Combating disasters in contexts affected by conflict and violence should be a priority for national governments and the international community. 58% of deaths from natural-hazard related disasters occur in the top 30 most fragile states, and numbers of people affected are often unreported or vastly under reported. 

Investment in disaster risk reduction (DRR) in conflict-affected contexts is critical to achieving the global targets of Agenda 2030 and the Sendai Framework for Disaster Risk Reduction. Yet multilateral and bilateral investments in (pre-disaster) risk reduction in conflict-affected contexts have been slow to materialise. For every $100 spent on response in fragile states, only $1.30 was spent on DRR between 2005 and 2010.

Disasters associated with natural hazards hit those living in fragile and conflict-affected contexts hardest. Yet the DRR policy, programming and financing architecture has failed to consider conflict. DRR practice is based on a set of assumptions that need to be critiqued to advance progress for the most in-need; those living in contexts where disasters and conflict collide.

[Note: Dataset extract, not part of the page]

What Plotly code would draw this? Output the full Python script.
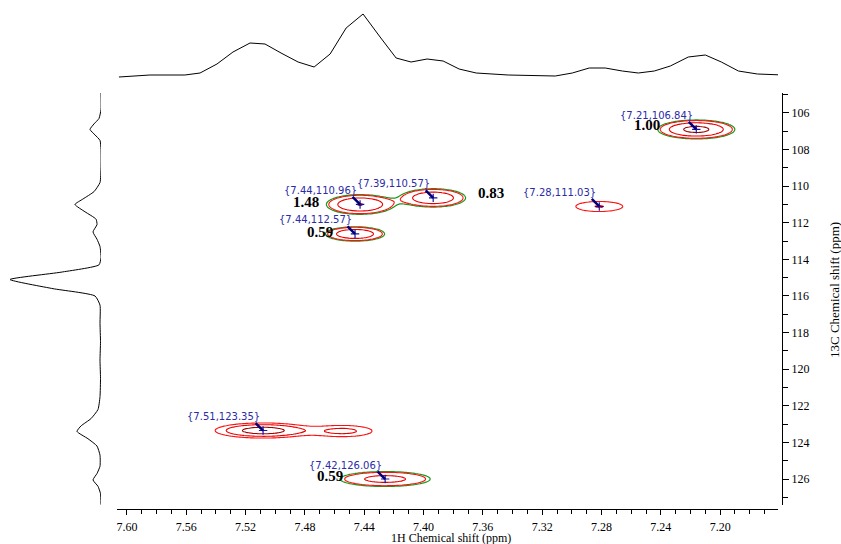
import numpy as np
import plotly.graph_objects as go

# ---------------- data ----------------
# 2D cross peaks (red spectrum): centre shifts, widths, heights
peak_1h = [7.2161, 7.4428, 7.3935, 7.4462, 7.5082, 7.4543, 7.4259, 7.2815]
peak_13c = [106.90, 111.00, 110.64, 112.61, 123.35, 123.38, 126.00, 111.11]
peak_w1h = [0.0137, 0.0126, 0.0126, 0.0115, 0.0175, 0.0148, 0.0200, 0.0132]
peak_w13c = [0.273, 0.300, 0.290, 0.227, 0.224, 0.230, 0.268, 0.230]
peak_amp = [4.84, 4.05, 3.60, 3.60, 5.50, 2.40, 2.54, 2.05]
in_green = [1, 1, 1, 1, 0, 0, 1, 0]          # peaks also present in the green spectrum

# picked peaks (labels)
picked_peak = [0, 1, 2, 3, 4, 6, 7]
picked_1h = [7.21, 7.44, 7.39, 7.44, 7.51, 7.42, 7.28]
picked_13c = [106.84, 110.96, 110.57, 112.57, 123.35, 126.06, 111.03]

# integrals
integral_peak = [0, 1, 2, 3, 6]
integral_value = [1.00, 1.48, 0.83, 0.59, 0.59]

# 1H projection (top)
top_1h = [7.6054, 7.5845, 7.5609, 7.5507, 7.5393, 7.5285, 7.5170, 7.5069, 7.4961,
          7.4846, 7.4738, 7.4630, 7.4522, 7.4408, 7.4293, 7.4185, 7.4084, 7.3976,
          7.3868, 7.3760, 7.3645, 7.3429, 7.3112, 7.2997, 7.2883, 7.2775, 7.2660,
          7.2552, 7.2444, 7.2336, 7.2215, 7.2100, 7.1992, 7.1877, 7.1749, 7.1574]
top_int = [1, 3, 3, 5, 14, 26, 35, 34, 25, 16, 11, 24, 50, 64, 41, 20, 16, 19,
           17, 9, 5, 3, 2, 5, 10, 10, 7, 5, 7, 12, 21, 23, 16, 7, 4, 3]

# 13C projection (left)
left_13c = [104.9, 105.8, 106.3, 106.6, 106.9, 107.2, 107.5, 108.0, 109.0, 109.8,
            110.3, 110.7, 111.0, 111.4, 111.8, 112.1, 112.5, 112.9, 113.3, 113.9,
            114.3, 114.7, 115.1, 115.6, 116.0, 116.5, 117.5, 118.5, 119.5, 120.5,
            121.5, 122.2, 122.7, 123.1, 123.4, 123.8, 124.2, 124.7, 125.3, 125.7,
            126.05, 126.4, 126.8, 127.4]
left_int = [0, 0, 2, 7, 11, 6, 1, 0, 0, 1, 7, 18, 26, 16, 5, 4, 8, 4, 1, 0,
            2, 40, 91, 48, 6, 1, 1, 0.5, 1, 0.5, 1, 3, 10, 20, 24, 13, 4, 1, 1, 4,
            8, 3, 0.5, 0]

# ---------------- styles / layout ----------------
W, Hh = 841, 544
X_RANGE = [7.6067, 7.161]
Y_RANGE = [127.42, 104.91]
x_dom = [117 / W, 778 / W]
y_dom = [39 / Hh, 451 / Hh]
label_shift = (-40, 14)
integral_offsets = [(-49, 4), (-54, 2), (58, 5), (-35, 2), (-55, 3)]
SERIF = "Liberation Serif"

# grid for contour field
gh = np.arange(7.155, 7.612, 0.0015)
gc = np.arange(104.8, 127.55, 0.05)
GH, GC = np.meshgrid(gh, gc)


def field(mask):
    z = np.zeros_like(GH)
    for i in range(len(peak_1h)):
        if not mask[i]:
            continue
        z += peak_amp[i] * np.exp(-((GH - peak_1h[i]) ** 2) / (2 * peak_w1h[i] ** 2)
                                  - ((GC - peak_13c[i]) ** 2) / (2 * peak_w13c[i] ** 2))
    return np.round(np.log2(np.maximum(z, 1 / 32)), 2)


z_red = field([1] * len(peak_1h))
z_green = field(in_green)

fig = go.Figure()

green_level = float(np.log2(0.8))
fig.add_trace(go.Contour(
    x=gh, y=gc, z=z_green, xaxis="x", yaxis="y",
    contours=dict(coloring="lines", start=green_level, end=green_level, size=1),
    colorscale=[[0, "#1a9a1a"], [1, "#1a9a1a"]], showscale=False,
    line=dict(width=1.2), hoverinfo="skip", autocontour=False))

fig.add_trace(go.Contour(
    x=gh, y=gc, z=z_red, xaxis="x", yaxis="y",
    contours=dict(coloring="lines", start=0, end=2, size=1),
    colorscale=[[0, "#ff1010"], [0.5, "#e80000"], [1, "#a00000"]],
    zmin=0, zmax=2, zauto=False, showscale=False,
    line=dict(width=1.1), hoverinfo="skip", autocontour=False))

# crosshairs on picked peaks
fig.add_trace(go.Scatter(
    x=[peak_1h[i] for i in picked_peak], y=[peak_13c[i] for i in picked_peak],
    xaxis="x", yaxis="y", mode="markers",
    marker=dict(symbol="cross-thin", size=6, line=dict(width=1.2, color="#1414a0")),
    hoverinfo="skip"))

# projections
fig.add_trace(go.Scatter(x=top_1h, y=top_int, xaxis="x2", yaxis="y2", mode="lines",
                         line=dict(color="black", width=1), hoverinfo="skip"))
fig.add_trace(go.Scatter(x=left_int, y=left_13c, xaxis="x3", yaxis="y3", mode="lines",
                         line=dict(color="black", width=1, shape="spline", smoothing=0.5),
                         hoverinfo="skip"))

annotations = []
for k, i in enumerate(picked_peak):
    annotations.append(dict(
        x=peak_1h[i], y=peak_13c[i], xref="x", yref="y",
        text="{%.2f,%.2f}" % (picked_1h[k], picked_13c[k]), showarrow=False,
        xshift=label_shift[0], yshift=label_shift[1],
        font=dict(family="DejaVu Sans", size=10, color="#2b2ba8")))
    annotations.append(dict(
        x=peak_1h[i], y=peak_13c[i], xref="x", yref="y", text="",
        showarrow=True, ax=-9, ay=-9, arrowhead=0, arrowwidth=2.5,
        arrowcolor="#00007a", standoff=0))
for k, i in enumerate(integral_peak):
    annotations.append(dict(
        x=peak_1h[i], y=peak_13c[i], xref="x", yref="y",
        text="<b>%.2f</b>" % integral_value[k], showarrow=False,
        xshift=integral_offsets[k][0], yshift=integral_offsets[k][1],
        font=dict(family=SERIF, size=15, color="black")))

annotations.append(dict(text="1H Chemical shift (ppm)", xref="paper", yref="paper",
                        x=451 / W, y=1 - 538 / Hh, xanchor="center", yanchor="middle",
                        showarrow=False,
                        font=dict(family=SERIF, size=12, color="black")))
annotations.append(dict(text="13C Chemical shift (ppm)", xref="paper", yref="paper",
                        x=834 / W, y=1 - 290 / Hh, xanchor="center", yanchor="middle",
                        showarrow=False, textangle=-90,
                        font=dict(family=SERIF, size=13, color="black")))

tickfont = dict(family=SERIF, size=12, color="black")
fig.update_layout(
    width=W, height=Hh, margin=dict(l=0, r=0, t=0, b=0),
    paper_bgcolor="white", plot_bgcolor="white", showlegend=False,
    annotations=annotations,
    xaxis=dict(domain=x_dom, range=X_RANGE, anchor="free", position=35 / Hh,
               showline=True, linecolor="black", linewidth=1,
               ticks="outside", ticklen=5, tickcolor="black", tickwidth=1,
               tick0=7.2, dtick=0.04, tickformat=".2f", tickfont=tickfont,
               ticklabelstandoff=2,
               minor=dict(dtick=0.01, tick0=7.2, ticks="outside", ticklen=4,
                          tickcolor="black", showgrid=False),
               showgrid=False, zeroline=False, automargin=False),
    yaxis=dict(domain=y_dom, range=Y_RANGE, anchor="free", position=782 / W,
               side="right", showline=True, linecolor="black", linewidth=1,
               ticks="outside", ticklen=6, tickcolor="black", tickwidth=1,
               tick0=0, dtick=2, tickfont=tickfont,
               minor=dict(dtick=1, tick0=0, ticks="outside", ticklen=5,
                          tickcolor="black", showgrid=False),
               showgrid=False, zeroline=False, automargin=False),
    xaxis2=dict(domain=x_dom, range=X_RANGE, anchor="y2", visible=False),
    yaxis2=dict(domain=[1 - 78 / Hh, 1 - 10 / Hh], range=[0, 68], anchor="x2",
                visible=False),
    xaxis3=dict(domain=[0, 101 / W], range=[101, 0], anchor="y3", visible=False),
    yaxis3=dict(domain=y_dom, range=Y_RANGE, anchor="x3", visible=False),
)

fig.write_html("out.html")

The internationally agreed framework for action on disasters – the Sendai Framework – can only be achieved by developing an evidence base, policy and practice on how best to pursue DRR in contexts affected by conflict, and by redirecting spending to those contexts. This requires challenging our existing assumptions, and better understanding the relationship between hazards, vulnerability, exposure and typologies of conflict. In short, it requires uncovering the truth about what happens when disasters and conflicts collide.

Three years into the implementation of Agenda 2030, it has become clear that without a significant reorientation in the way we understand and act on the complex interplay of disasters and conflict, the international community risks failing to deliver on its ambition to ‘leave no one behind’.

By generating an evidence base and accelerating a long-overdue conversation, we seek to answer the question: what DRR action is viable and appropriate in fragile and conflict-affected contexts? Doing so by our target end date provides enough time to re-orientate current approaches to managing disaster risk and to influence the remaining 10 years of the Sendai Framework – and ultimately the outcomes of Agenda 2030.